El libro es una historia por entregas. Prescinde de los hilos clásicos de la narración pero en cada salto forma vínculos imaginarios entre los relatos, buceando en la confrontación entre el pathos de la manteca al techo y la claridad de una vida austera. Lo que parece es que se juega nuestra propia vida si nos encantamos con dos o tres pinturas, si vamos al fondo con ellas y desechamos todo otro oropel. Como sello de agua, se va develando una defensa de la simplicidad del vivir monacalmente.
Cuando se sabe ingenua, la protagonista empieza a reconocerse liviana y dúctil.
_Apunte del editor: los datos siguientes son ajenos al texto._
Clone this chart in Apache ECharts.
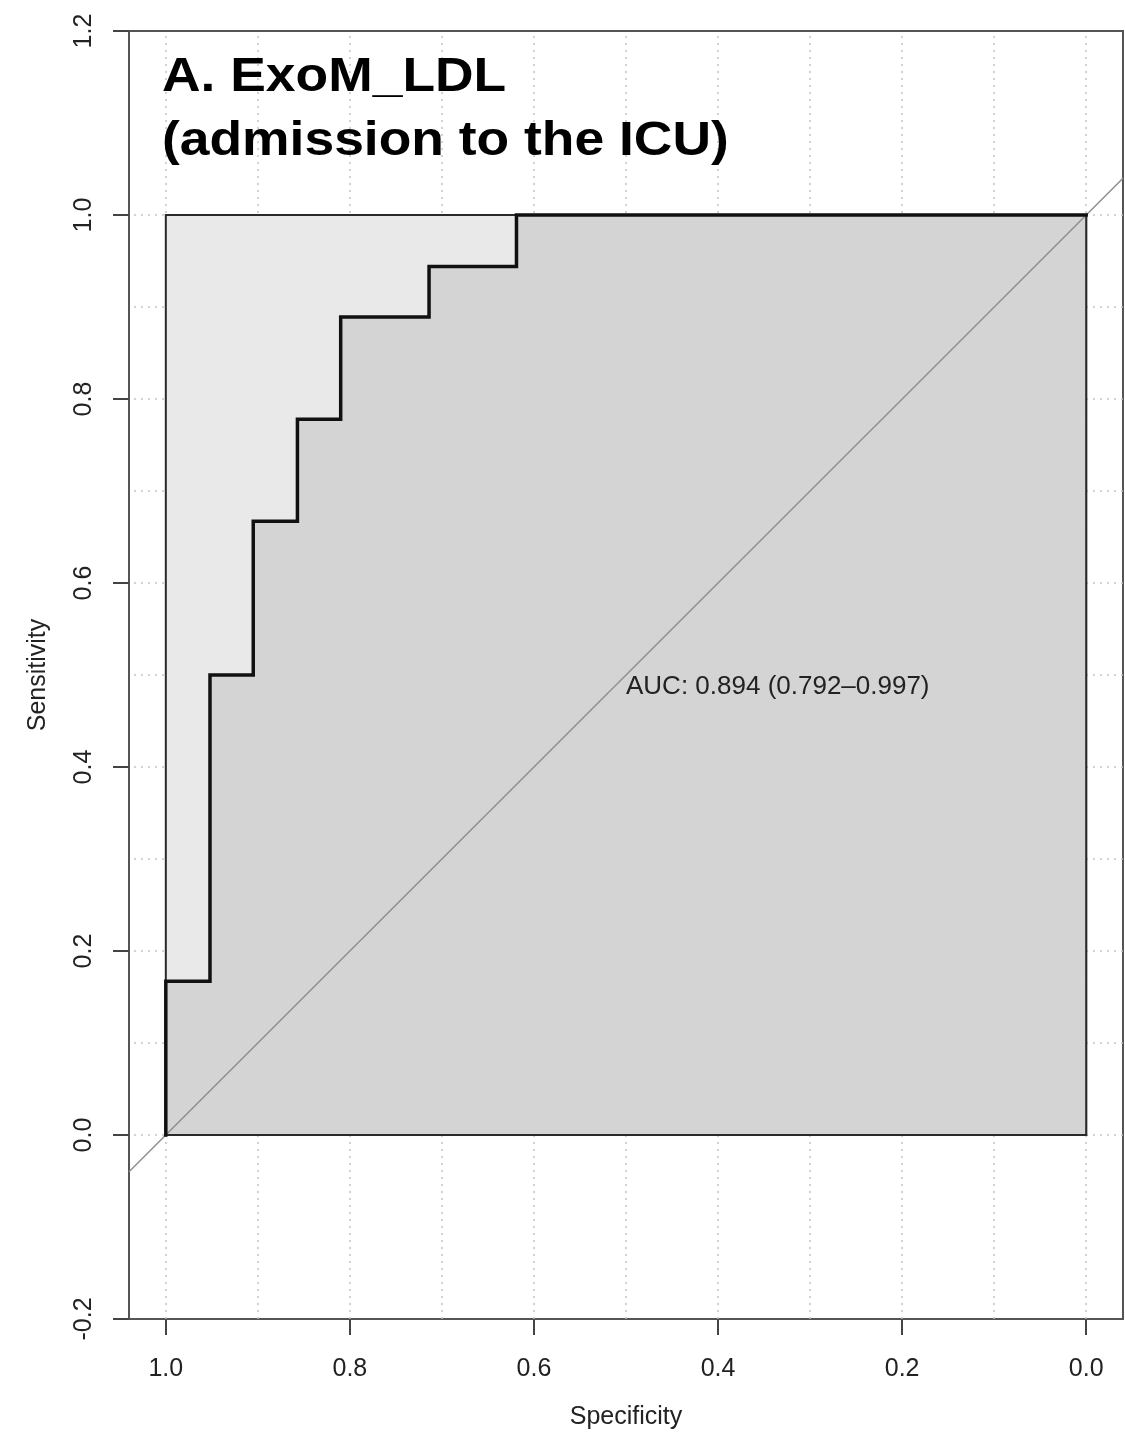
<!DOCTYPE html>
<html>
<head>
<meta charset="utf-8">
<script src="https://cdn.jsdelivr.net/npm/echarts@6/dist/echarts.min.js"></script>
<style>
  html, body { margin: 0; padding: 0; background: #ffffff; }
  #chart { width: 1125px; height: 1434px; }
</style>
</head>
<body>
<div id="chart"></div>
<script>
// ---- data ----
var specificity = [1.000, 1.000, 0.952, 0.952, 0.905, 0.905, 0.857, 0.857, 0.810, 0.810, 0.714, 0.714, 0.619, 0.619, 0.000];
var sensitivity = [0.000, 0.167, 0.167, 0.500, 0.500, 0.667, 0.667, 0.778, 0.778, 0.889, 0.889, 0.944, 0.944, 1.000, 1.000];
var maxAucSpec = [1, 0, 0, 1];
var maxAucSens = [1, 1, 0, 0];
var xTickValues = [0, 0.2, 0.4, 0.6, 0.8, 1.0];
var gridValues = [0, 0.1, 0.2, 0.3, 0.4, 0.5, 0.6, 0.7, 0.8, 0.9, 1.0];
var aucText = 'AUC: 0.894 (0.792\u20130.997)';
var aucTextPos = [0.5, 0.5];
var titleText = 'A. ExoM_LDL\n(admission to the ICU)';
var xMin = -0.04, xMax = 1.04, yMin = -0.2, yMax = 1.2;

var FONT = "'Liberation Sans', Arial, Helvetica, sans-serif";

function zip(a, b) { return a.map(function (v, i) { return [v, b[i]]; }); }
var rocPts = zip(specificity, sensitivity);
var aucPoly = rocPts.concat([[0, 0]]);
var maxPoly = zip(maxAucSpec, maxAucSens);

function polygonSeries(points, fill, z) {
  return {
    type: 'custom',
    z: z,
    silent: true,
    data: points,
    renderItem: function (params, api) {
      if (params.dataIndex !== 0) return null;
      var pts = points.map(function (p) { return api.coord(p); });
      return {
        type: 'polygon',
        shape: { points: pts },
        style: { fill: fill, stroke: '#2a2a2a', lineWidth: 2 }
      };
    }
  };
}

var chart = echarts.init(document.getElementById('chart'), null, { renderer: 'canvas' });

var option = {
  backgroundColor: '#ffffff',
  animation: false,
  grid: {
    left: 129, right: 2, top: 31, bottom: 115,
    containLabel: false,
    outerBoundsMode: 'none',
    show: true, borderColor: '#555555', borderWidth: 2, backgroundColor: 'transparent'
  },
  xAxis: {
    type: 'value',
    inverse: true,
    min: xMin, max: xMax,
    name: 'Specificity',
    nameLocation: 'middle',
    nameGap: 86,
    nameTextStyle: { fontFamily: FONT, fontSize: 25, color: '#222222' },
    axisLine: { show: true, onZero: false, lineStyle: { color: '#555555', width: 2 } },
    axisTick: { show: true, customValues: xTickValues, length: 16, lineStyle: { color: '#444444', width: 2 } },
    axisLabel: {
      customValues: xTickValues,
      margin: 38,
      fontFamily: FONT, fontSize: 25, color: '#222222',
      formatter: function (v) { return Number(v).toFixed(1); }
    },
    splitLine: { show: false }
  },
  yAxis: {
    type: 'value',
    min: yMin, max: yMax, interval: 0.2,
    name: 'Sensitivity',
    nameLocation: 'middle',
    nameGap: 78,
    nameTextStyle: { fontFamily: FONT, fontSize: 25, color: '#222222' },
    axisLine: { show: true, onZero: false, lineStyle: { color: '#555555', width: 2 } },
    axisTick: { show: true, length: 16, lineStyle: { color: '#444444', width: 2 } },
    axisLabel: {
      rotate: 90,
      margin: 32,
      fontFamily: FONT, fontSize: 25, color: '#222222',
      formatter: function (v) { return Number(v).toFixed(1); }
    },
    splitLine: { show: false }
  },
  series: [
    {
      type: 'line',
      z: 1,
      data: [],
      silent: true,
      markLine: {
        z: 1,
        silent: true,
        symbol: 'none',
        label: { show: false },
        lineStyle: { color: '#c4c4c4', type: [2, 5], width: 1.5 },
        data: gridValues.map(function (v) { return { xAxis: v }; })
          .concat(gridValues.map(function (v) { return { yAxis: v }; }))
      }
    },
    polygonSeries(maxPoly, '#e9e9e9', 2),
    polygonSeries(aucPoly, '#d4d4d4', 3),
    {
      type: 'line',
      z: 4,
      silent: true,
      symbol: 'none',
      data: [[xMax, 1 - xMax], [xMin, 1 - xMin]],
      lineStyle: { color: '#8f8f8f', width: 1.5 }
    },
    {
      type: 'line',
      z: 5,
      silent: true,
      symbol: 'none',
      data: rocPts,
      lineStyle: { color: '#111111', width: 3.5, join: 'miter', cap: 'square' }
    }
  ]
};
chart.setOption(option);

var p = chart.convertToPixel({ gridIndex: 0 }, aucTextPos);
chart.setOption({
  graphic: [
    {
      type: 'text',
      x: p[0], y: p[1] - 1,
      z: 10,
      style: { text: aucText, fontFamily: FONT, fontSize: 26, fill: '#222222', textAlign: 'left', textVerticalAlign: 'top' }
    },
    {
      type: 'text',
      x: 162, y: 45,
      scaleX: 1.09,
      z: 10,
      style: { text: titleText, fontFamily: FONT, fontSize: 49, fontWeight: 'bold', fill: '#000000', lineHeight: 64, textAlign: 'left', textVerticalAlign: 'top' }
    }
  ]
});
</script>
</body>
</html>
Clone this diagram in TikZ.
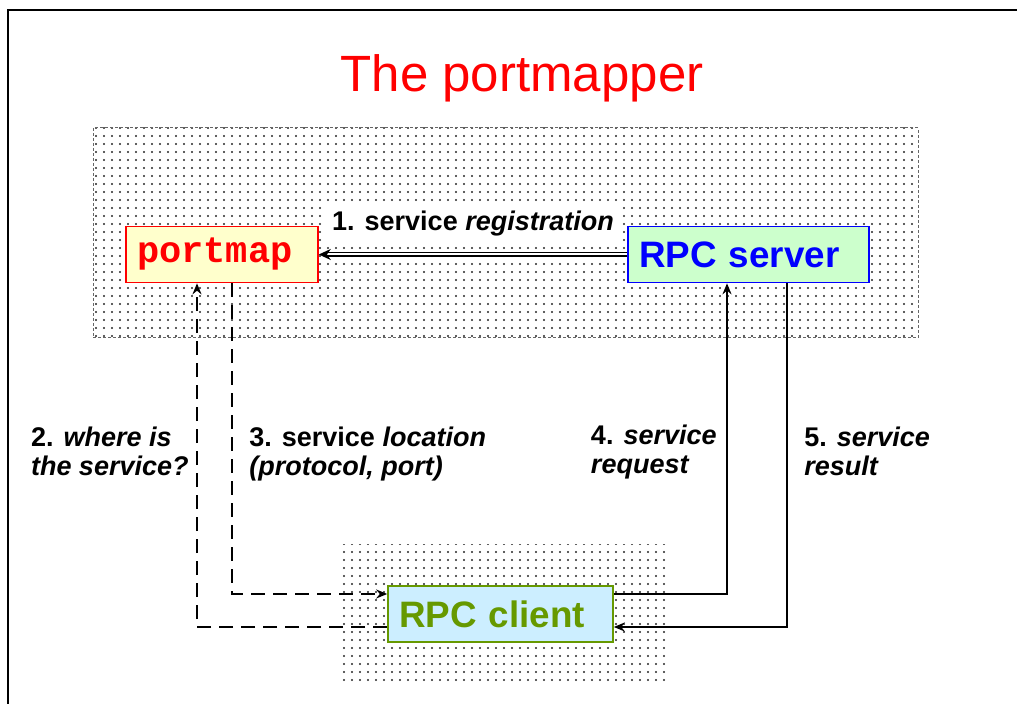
\documentclass[tikz,border=0pt]{standalone}
\usepackage{fontspec}
\setmainfont{Liberation Sans}
\newfontfamily\codefont{Liberation Mono}
\usetikzlibrary{positioning,arrows.meta,patterns}
\definecolor{pmfill}{HTML}{FFFFCC}
\definecolor{srvfill}{HTML}{CCFFCC}
\definecolor{clifill}{HTML}{CCEEFF}
\definecolor{cligreen}{HTML}{669900}
\pgfdeclarepatternformonly{sparse dots}{\pgfqpoint{-1pt}{-1pt}}{\pgfqpoint{1pt}{1pt}}{\pgfqpoint{4pt}{4pt}}{%
	\pgfpathcircle{\pgfpointorigin}{0.6pt}\pgfusepath{fill}}
\tikzset{
	dotted area/.style={pattern=sparse dots, pattern color=black!85},
	box/.style={draw, line width=0.8pt, inner xsep=5.5pt, minimum height=28pt, align=left,
		font=\bfseries\fontsize{18.4}{20}\selectfont},
	msg/.style={font=\bfseries\fontsize{13.5}{14.5}\selectfont, align=left, inner sep=3pt},
	call/.style={line width=1.4pt, -{Stealth[length=5.5pt,width=4.5pt]}},
	ask/.style={call, dash pattern=on 7pt off 4pt},
}
\begin{document}
\begin{tikzpicture}[x=0.5pt, y=-0.5pt, node distance=263.25pt]
	\useasboundingbox (0,0) rectangle (1017,704);
	\draw[line width=1pt] (8,710) -- (8,10) -- (1025,10);
	\node (title) [anchor=base, text=red, font=\fontsize{25.5}{28}\selectfont] at (522,92) {The portmapper};
	\path[dotted area, draw=black!60, dash pattern=on 1.5pt off 1pt, line width=0.5pt] (93,128) rectangle (918,338);
	\path[dotted area] (340,545) rectangle (665,682);
	\node (portmap) [box, draw=red, fill=pmfill, text=red, text width=85pt,
		font=\codefont\bfseries\fontsize{18.5}{20}\selectfont] at (222,254.5) {portmap};
	\node (server) [box, right of=portmap, draw=blue, fill=srvfill, text=blue, text width=109.5pt] {RPC server};
	\node (client) [box, draw=cligreen, fill=clifill, text=cligreen, text width=101.5pt] at (500.5,614) {RPC client};
	\draw[call, line width=0.8pt, double, double distance=1pt, -{Stealth[length=6pt,width=5.5pt]}]
		(server) -- node [msg, above=6pt, fill=white] {1. service \textit{registration}} (portmap);
	\draw[ask] ([yshift=-6.5pt]client.west) -| node [msg, pos=0.755, left=0.5pt]
		{2. \textit{where is}\\\textit{the service?}} ([xshift=-12.5pt]portmap.south);
	\draw[ask] ([xshift=5pt]portmap.south) |- node [msg, pos=0.275, right=5pt]
		{3. service \textit{location}\\\textit{(protocol, port)}} ([yshift=10pt]client.west);
	\draw[call] ([yshift=10pt]client.east) -| node [msg, pos=0.728, left=1.5pt]
		{4. \textit{service}\\\textit{request}} ([xshift=-10.75pt]server.south);
	\draw[call] ([xshift=19.25pt]server.south) |- node [msg, pos=0.245, right=5pt]
		{5. \textit{service}\\\textit{result}} ([yshift=-6.5pt]client.east);
\end{tikzpicture}
\end{document}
Cuando ve el mar, se muerde la cola porque ve su propio nombre. Cuando se nota distinta, se sabe parte de una continuidad. Esa metáfora podría estructurar la novela: lo que se ve pulveriza lo que éramos, nos renombra, pero a la vez somos los mismos, volvemos a tener el mismo nombre. Tanto irnos para reincidir. Cuando la novela rescata artistas, no es para destilar de ellos su técnica o copiar costumbres. Del sinfondo que es el arte toma ejemplos a los que llega después de toparse con detalles o mirarlos de soslayo. Es una interpretación estrábica de las pinturas. Que estén ahí no es para ejemplificar nada. Son parte, van y vienen, conviven con nosotros, toman formas mundanas, se erigen con talante antológico, pero a la vez no son más que mezclas de simples matices de simples colores. Luz releída.
Es un libro de refulgencias, aurático hasta la profanación y bello en su patetismo. Hay palacetes, ex cocainómanos místicos, amigas exitosas, jinetes, marchands en vela por guita, linyeras pulcros. Si tiene que hacernos reír, lo hace. De a ratos conmueve opacamente, pero sobre todo enseña a mirar. ¿Aprender de arte? Es secundario si lo que genera un cuadro es irnos por el éxtasis de lo inútil. Nada mejor que un burgués sobresaturado por lo que tiene ante sí. Que el arte nos cautive es, para María Gainza, una forma no burguesa de vivir.
María Gainza, El nervio óptico, Mansalva, 2013, 154 págs.